Using the periodic table, we can find that Titanium (Ti) has an atomic number of 22, which means it has 22 electrons in its neutral atom. Calcium (Ca), on the other hand, has an atomic number of 20, which means it has 20 electrons in its neutral atom. Thus, the electron configurations for the neutral atoms of these two elements are: Ti: \(1s^2 2s^2 2p^6 3s^2 3p^6 4s^2 3d^2\) Ca: \(1s^2 2s^2 2p^6 3s^2 3p^6 4s^2\) Since \(\mathrm{Ti}^{2+}\) lost 2 electrons, the electron configuration becomes: \(\mathrm{Ti}^{2+}\): \(1s^2 2s^2 2p^6 3s^2 3p^6 4s^0 3d^2\) Since \(\mathrm{Ca}\) is neutral, its electron configuration remains unchanged.

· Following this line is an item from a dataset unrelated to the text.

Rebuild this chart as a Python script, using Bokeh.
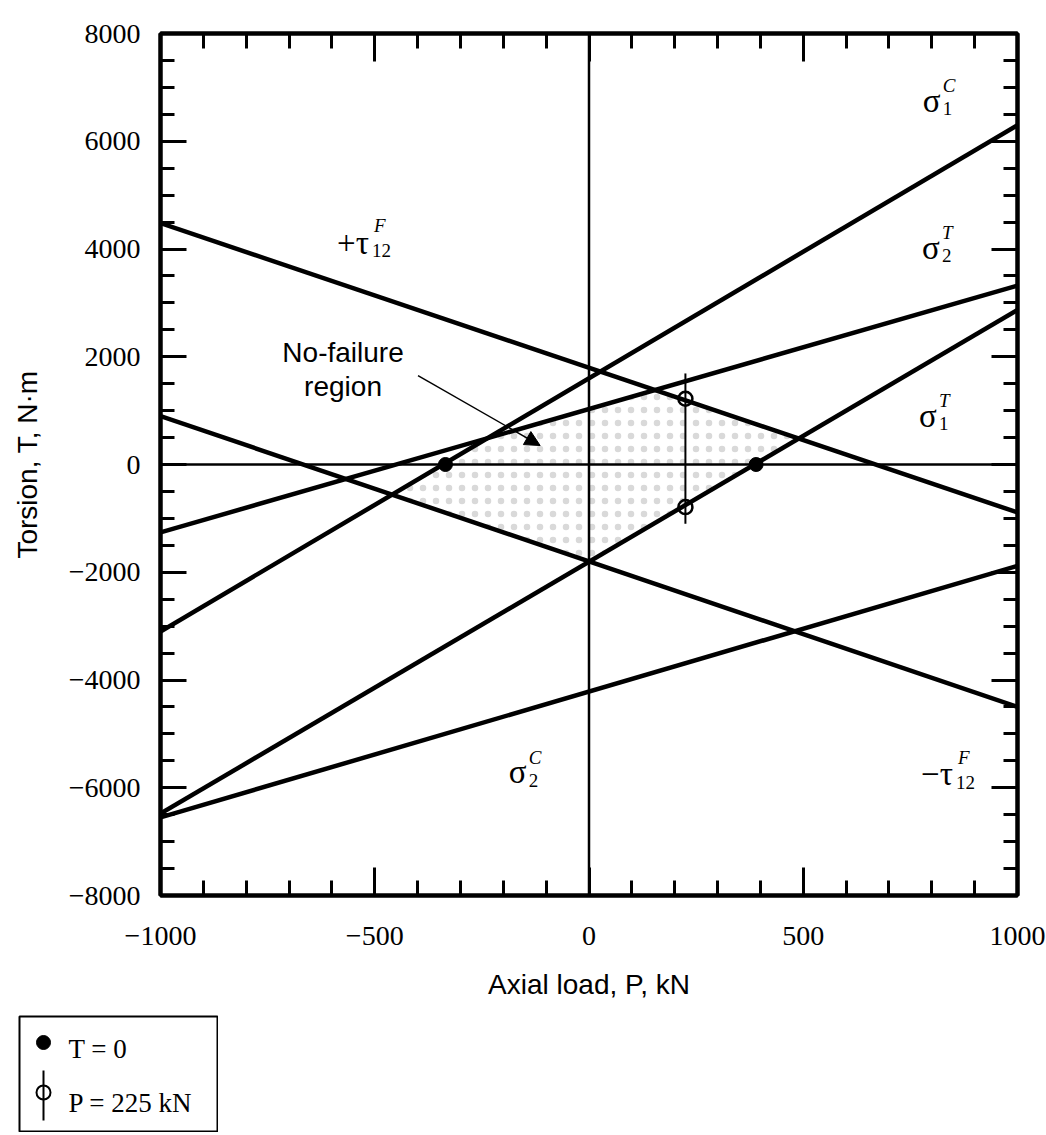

For \(\mathrm{Ca}\), the configuration is \(1s^2 2s^2 2p^6 3s^2 3p^6 4s^2\), and all electrons are paired. Therefore, the number of unpaired electrons for \(\mathrm{Ca}\) is 0. For \(\mathrm{Ti}^{2+}\), the configuration is \(1s^2 2s^2 2p^6 3s^2 3p^6 4s^0 3d^2\), and there are 2 unpaired electrons in the 3d subshell. Therefore, the number of unpaired electrons for \(\mathrm{Ti}^{2+}\) is 2.

We know that \(\mathrm{Ca}\) has 20 electrons in its neutral state. Since \(\mathrm{Ca}^{2+}\) lost 2 electrons, it would have 18 electrons. In order for \(\mathrm{Ti}\) to be isoelectronic with \(\mathrm{Ca}^{2+}\), it must also have 18 electrons. Since the neutral \(\mathrm{Ti}\) atom has 22 electrons, it would need to lose 4 electrons to be isoelectronic with \(\mathrm{Ca}^{2+}\). Therefore, the required charge on \(\mathrm{Ti}\) is +4 (represented as \(\mathrm{Ti}^{4+}\)). In summary, the electron configurations for \(\mathrm{Ti}^{2+}\) and \(\mathrm{Ca}\) are: \(\mathrm{Ti}^{2+}\): \(1s^2 2s^2 2p^6 3s^2 3p^6 4s^0 3d^2\) \(\mathrm{Ca}\): \(1s^2 2s^2 2p^6 3s^2 3p^6 4s^2\) There are 0 unpaired electrons for \(\mathrm{Ca}\) and 2 unpaired electrons for \(\mathrm{Ti}^{2+}\). The charge on \(\mathrm{Ti}\) to be isoelectronic with \(\mathrm{Ca}^{2+}\) is +4 (so it becomes \(\mathrm{Ti}^{4+}\)).